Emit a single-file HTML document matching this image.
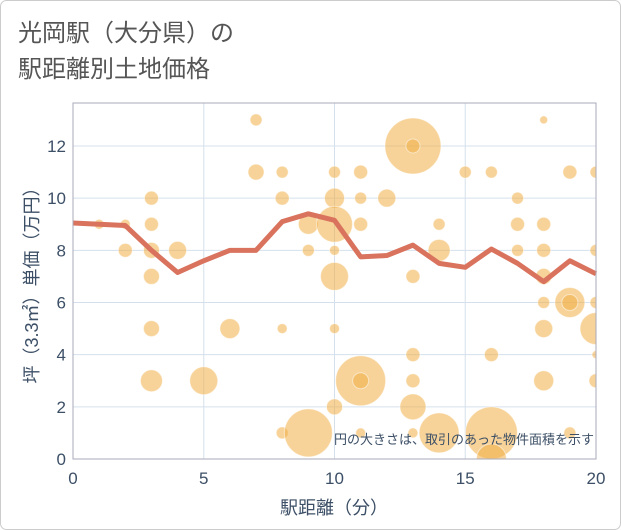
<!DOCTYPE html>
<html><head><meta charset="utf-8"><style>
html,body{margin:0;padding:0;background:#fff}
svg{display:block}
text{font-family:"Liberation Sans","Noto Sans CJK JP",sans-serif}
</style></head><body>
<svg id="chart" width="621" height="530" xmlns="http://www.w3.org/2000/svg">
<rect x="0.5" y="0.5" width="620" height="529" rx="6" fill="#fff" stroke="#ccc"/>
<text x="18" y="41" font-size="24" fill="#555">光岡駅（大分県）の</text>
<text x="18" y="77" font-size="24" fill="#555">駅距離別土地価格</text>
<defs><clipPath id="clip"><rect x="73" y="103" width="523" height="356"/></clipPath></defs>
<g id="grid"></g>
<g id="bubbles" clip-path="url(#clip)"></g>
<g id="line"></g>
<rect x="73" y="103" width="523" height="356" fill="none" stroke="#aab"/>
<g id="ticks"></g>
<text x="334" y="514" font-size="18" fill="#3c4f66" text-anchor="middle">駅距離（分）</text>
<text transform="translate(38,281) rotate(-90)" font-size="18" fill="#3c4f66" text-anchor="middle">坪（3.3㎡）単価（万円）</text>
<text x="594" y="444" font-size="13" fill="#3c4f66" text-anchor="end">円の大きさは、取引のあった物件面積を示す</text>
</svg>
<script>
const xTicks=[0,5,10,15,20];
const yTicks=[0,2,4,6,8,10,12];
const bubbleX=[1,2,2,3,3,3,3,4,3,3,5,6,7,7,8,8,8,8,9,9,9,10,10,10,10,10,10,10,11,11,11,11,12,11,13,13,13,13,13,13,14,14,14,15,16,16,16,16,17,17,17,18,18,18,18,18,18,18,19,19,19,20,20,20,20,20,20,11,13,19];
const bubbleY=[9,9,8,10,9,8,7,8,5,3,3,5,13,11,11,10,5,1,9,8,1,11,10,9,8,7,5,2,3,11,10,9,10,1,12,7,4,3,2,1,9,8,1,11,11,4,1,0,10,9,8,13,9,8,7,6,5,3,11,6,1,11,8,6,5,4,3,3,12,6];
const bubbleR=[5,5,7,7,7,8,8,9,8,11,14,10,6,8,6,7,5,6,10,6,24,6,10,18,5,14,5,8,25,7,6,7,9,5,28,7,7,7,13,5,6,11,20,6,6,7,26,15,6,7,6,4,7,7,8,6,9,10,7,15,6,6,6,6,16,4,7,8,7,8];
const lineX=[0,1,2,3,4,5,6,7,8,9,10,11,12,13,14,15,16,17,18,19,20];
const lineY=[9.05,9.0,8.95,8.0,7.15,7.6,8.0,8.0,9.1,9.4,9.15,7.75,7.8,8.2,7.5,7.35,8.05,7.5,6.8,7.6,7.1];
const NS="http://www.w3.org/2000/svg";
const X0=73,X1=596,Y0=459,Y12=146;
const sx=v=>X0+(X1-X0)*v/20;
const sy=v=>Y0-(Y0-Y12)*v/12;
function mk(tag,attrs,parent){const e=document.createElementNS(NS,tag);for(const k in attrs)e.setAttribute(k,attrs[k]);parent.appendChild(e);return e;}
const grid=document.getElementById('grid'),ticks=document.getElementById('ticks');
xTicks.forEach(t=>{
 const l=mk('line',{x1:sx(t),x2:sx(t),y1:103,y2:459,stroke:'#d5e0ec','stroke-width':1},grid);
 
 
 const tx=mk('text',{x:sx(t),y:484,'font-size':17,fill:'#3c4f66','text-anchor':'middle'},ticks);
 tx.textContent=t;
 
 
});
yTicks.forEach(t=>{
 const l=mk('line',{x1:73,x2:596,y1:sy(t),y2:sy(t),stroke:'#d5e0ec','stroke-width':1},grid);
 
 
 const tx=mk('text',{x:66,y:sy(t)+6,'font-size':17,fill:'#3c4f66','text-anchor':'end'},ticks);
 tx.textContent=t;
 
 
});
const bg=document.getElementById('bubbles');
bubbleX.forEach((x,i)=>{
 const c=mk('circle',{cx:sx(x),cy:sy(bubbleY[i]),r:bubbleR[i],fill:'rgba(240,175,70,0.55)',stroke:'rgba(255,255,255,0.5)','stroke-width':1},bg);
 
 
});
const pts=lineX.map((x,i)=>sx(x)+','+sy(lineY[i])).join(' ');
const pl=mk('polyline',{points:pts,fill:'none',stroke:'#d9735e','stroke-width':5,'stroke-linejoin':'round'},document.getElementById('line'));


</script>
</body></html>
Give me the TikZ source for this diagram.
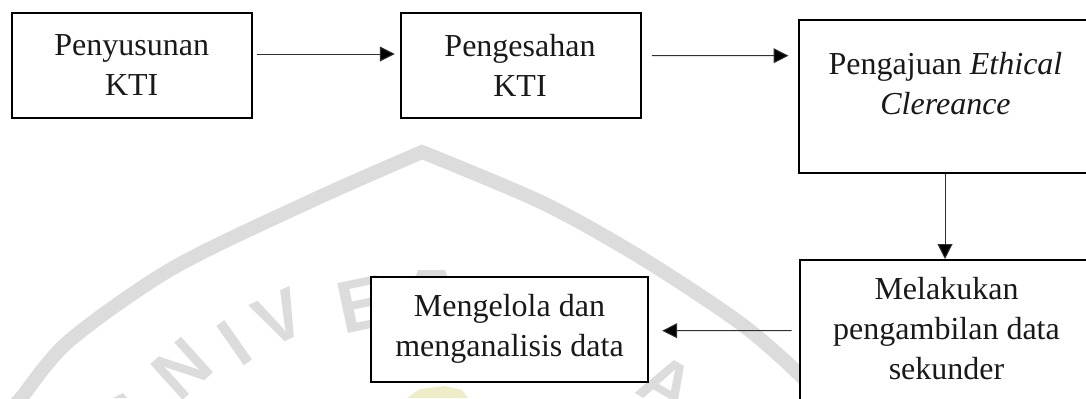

Task objective> Repeat the data in full and exactly. Omit pictures.

Correct response>
Emit a single-file HTML document matching this image.
<!DOCTYPE html>
<html><head><meta charset="utf-8"><style>
html,body{margin:0;padding:0;background:#fff}
svg{display:block}
text{font-family:"Liberation Sans","Noto Sans CJK JP",sans-serif}
</style></head><body>
<svg id="chart" width="621" height="530" xmlns="http://www.w3.org/2000/svg">
<rect x="0.5" y="0.5" width="620" height="529" rx="6" fill="#fff" stroke="#ccc"/>
<text x="18" y="41" font-size="24" fill="#555">光岡駅（大分県）の</text>
<text x="18" y="77" font-size="24" fill="#555">駅距離別土地価格</text>
<defs><clipPath id="clip"><rect x="73" y="103" width="523" height="356"/></clipPath></defs>
<g id="grid"></g>
<g id="bubbles" clip-path="url(#clip)"></g>
<g id="line"></g>
<rect x="73" y="103" width="523" height="356" fill="none" stroke="#aab"/>
<g id="ticks"></g>
<text x="334" y="514" font-size="18" fill="#3c4f66" text-anchor="middle">駅距離（分）</text>
<text transform="translate(38,281) rotate(-90)" font-size="18" fill="#3c4f66" text-anchor="middle">坪（3.3㎡）単価（万円）</text>
<text x="594" y="444" font-size="13" fill="#3c4f66" text-anchor="end">円の大きさは、取引のあった物件面積を示す</text>
</svg>
<script>
const xTicks=[0,5,10,15,20];
const yTicks=[0,2,4,6,8,10,12];
const bubbleX=[1,2,2,3,3,3,3,4,3,3,5,6,7,7,8,8,8,8,9,9,9,10,10,10,10,10,10,10,11,11,11,11,12,11,13,13,13,13,13,13,14,14,14,15,16,16,16,16,17,17,17,18,18,18,18,18,18,18,19,19,19,20,20,20,20,20,20,11,13,19];
const bubbleY=[9,9,8,10,9,8,7,8,5,3,3,5,13,11,11,10,5,1,9,8,1,11,10,9,8,7,5,2,3,11,10,9,10,1,12,7,4,3,2,1,9,8,1,11,11,4,1,0,10,9,8,13,9,8,7,6,5,3,11,6,1,11,8,6,5,4,3,3,12,6];
const bubbleR=[5,5,7,7,7,8,8,9,8,11,14,10,6,8,6,7,5,6,10,6,24,6,10,18,5,14,5,8,25,7,6,7,9,5,28,7,7,7,13,5,6,11,20,6,6,7,26,15,6,7,6,4,7,7,8,6,9,10,7,15,6,6,6,6,16,4,7,8,7,8];
const lineX=[0,1,2,3,4,5,6,7,8,9,10,11,12,13,14,15,16,17,18,19,20];
const lineY=[9.05,9.0,8.95,8.0,7.15,7.6,8.0,8.0,9.1,9.4,9.15,7.75,7.8,8.2,7.5,7.35,8.05,7.5,6.8,7.6,7.1];
const NS="http://www.w3.org/2000/svg";
const X0=73,X1=596,Y0=459,Y12=146;
const sx=v=>X0+(X1-X0)*v/20;
const sy=v=>Y0-(Y0-Y12)*v/12;
function mk(tag,attrs,parent){const e=document.createElementNS(NS,tag);for(const k in attrs)e.setAttribute(k,attrs[k]);parent.appendChild(e);return e;}
const grid=document.getElementById('grid'),ticks=document.getElementById('ticks');
xTicks.forEach(t=>{
 const l=mk('line',{x1:sx(t),x2:sx(t),y1:103,y2:459,stroke:'#d5e0ec','stroke-width':1},grid);
 
 
 const tx=mk('text',{x:sx(t),y:484,'font-size':17,fill:'#3c4f66','text-anchor':'middle'},ticks);
 tx.textContent=t;
 
 
});
yTicks.forEach(t=>{
 const l=mk('line',{x1:73,x2:596,y1:sy(t),y2:sy(t),stroke:'#d5e0ec','stroke-width':1},grid);
 
 
 const tx=mk('text',{x:66,y:sy(t)+6,'font-size':17,fill:'#3c4f66','text-anchor':'end'},ticks);
 tx.textContent=t;
 
 
});
const bg=document.getElementById('bubbles');
bubbleX.forEach((x,i)=>{
 const c=mk('circle',{cx:sx(x),cy:sy(bubbleY[i]),r:bubbleR[i],fill:'rgba(240,175,70,0.55)',stroke:'rgba(255,255,255,0.5)','stroke-width':1},bg);
 
 
});
const pts=lineX.map((x,i)=>sx(x)+','+sy(lineY[i])).join(' ');
const pl=mk('polyline',{points:pts,fill:'none',stroke:'#d9735e','stroke-width':5,'stroke-linejoin':'round'},document.getElementById('line'));


</script>
</body></html>
Give me the TikZ source for this diagram.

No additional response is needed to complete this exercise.